9.      “My toddler gets up at the crack of dawn—5:30 am!”

o        Getting up too early can be a sign of overtiredness.

o        Don’t follow other people’s advice to keep your child up later. That will only make the problem worse.

o        Watch for this clue: Does your child want to go back to bed within two hours of getting up in the morning?

o        Other possibilities: your toddler’s sleep-wake cycle could be slightly out of whack or something else could be waking her up.

10.  “My 16 month old hates taking naps. Some days he’s wide awake all day.”

o        Decide if your toddler still needs a nap. (Most 16 month olds do.) Weigh the following factors when you’re deciding whether he still needs that nap or not: mood; energy level; coordination; ability to complete tasks; overall sleep patterns.

o        Encourage quiet time at the time when you’d like him to take naps.

o        Look at your toddler’s overall sleep patterns.
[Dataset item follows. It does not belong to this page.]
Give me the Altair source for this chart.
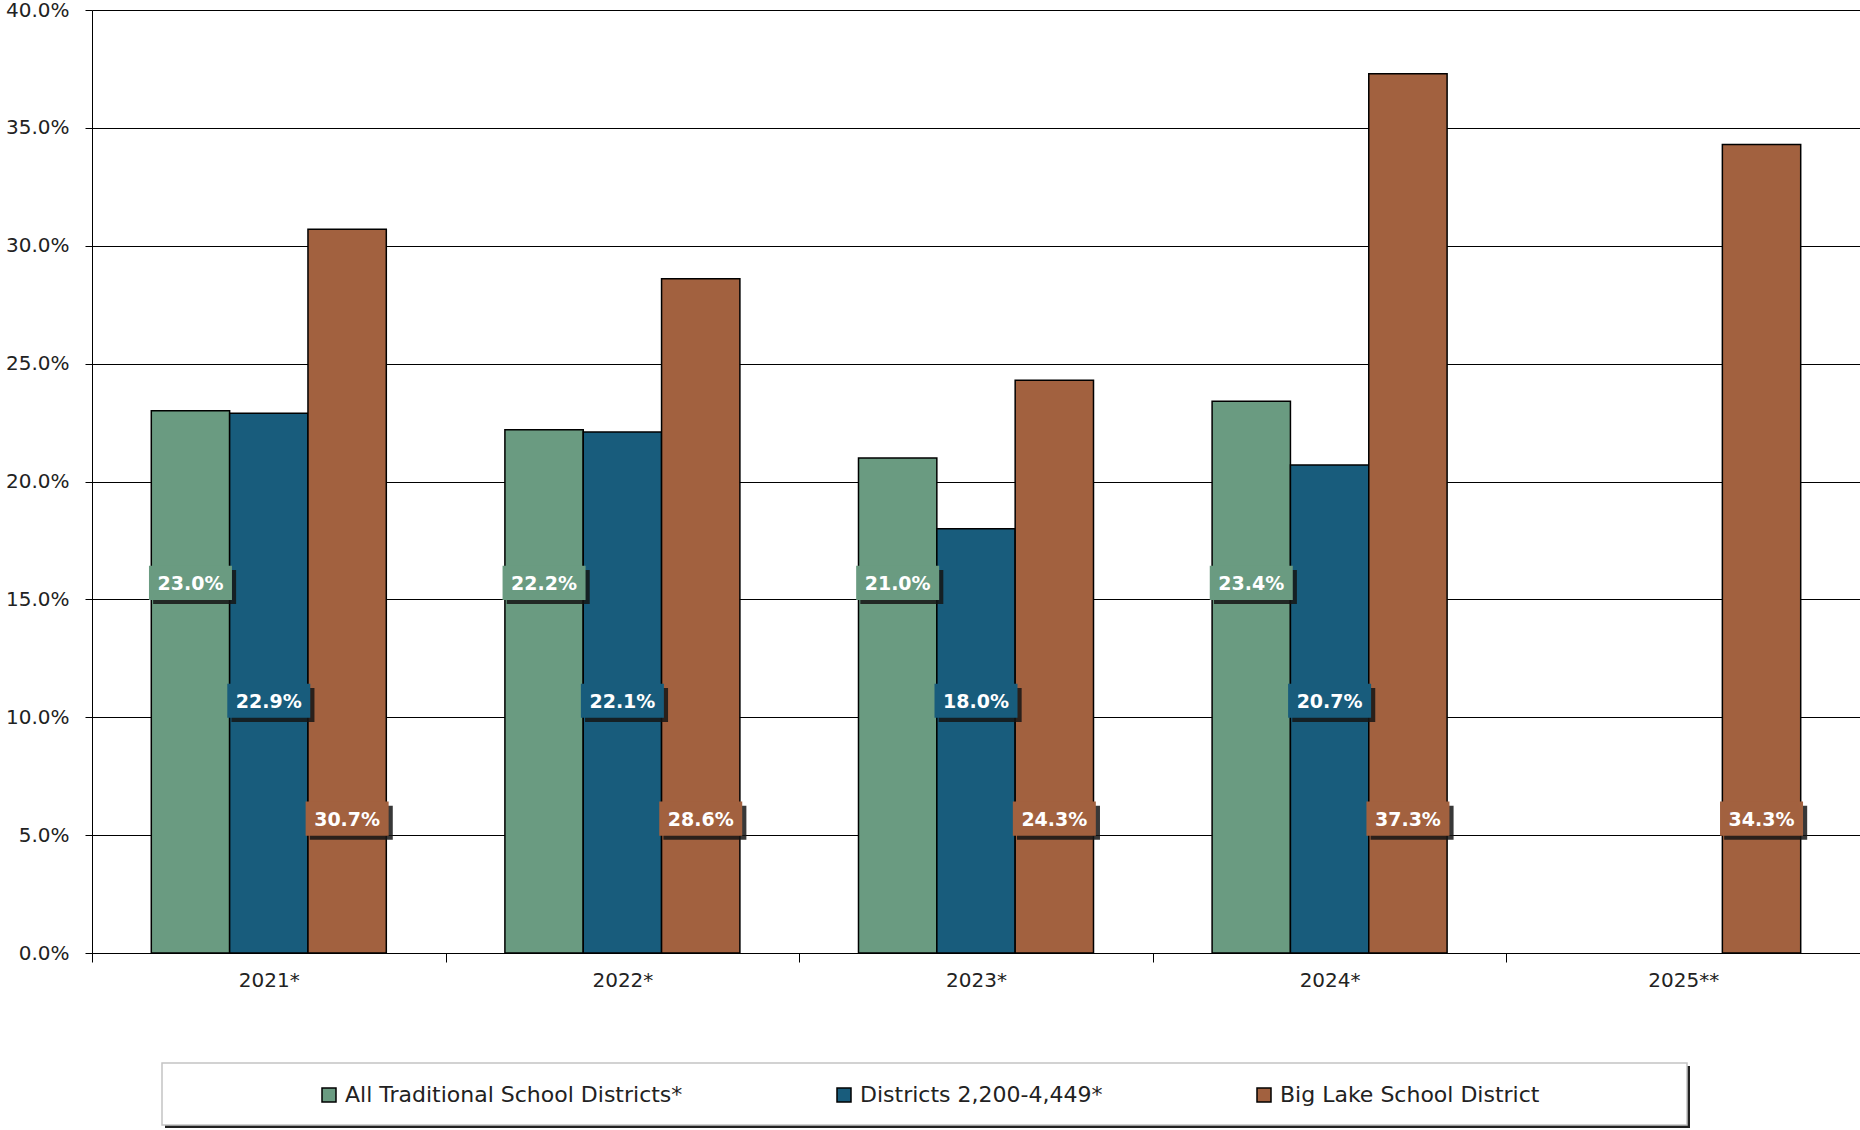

An overtired child may not nap.

11.  “My toddler keeps losing his pacifier in the middle of the night—and crying for me to help her come and find it.”

A sleep association has been formed involving the pacifier.

You’ve got two basic choices:

  1. Make it easier for your child to find his pacifier in the night;
  2. Wean your child off his pacifier—ideally sooner rather than later.

12.  “I think it’s time to move my toddler from a crib to a bed (or to go from co-sleeping to solo sleeping).”

o        Move your toddler before he takes a tumble out on his own. Keep tabs on your child’s height and climbing abilities. Other issues: toilet training, wants his own big bed. Don’t make the move because you need the crib for a new baby.

o        Set up the big bed alongside the crib. Your child may want to try napping in it first. Don’t be in any rush to take it down.

o        Consider nighttime safety issues and bed safety issues.

o        If you’ve been co-sleeping, make the transition in stages: (e.g., family bed in parents’ room, one parent temporarily “bunking in” in toddler’s room).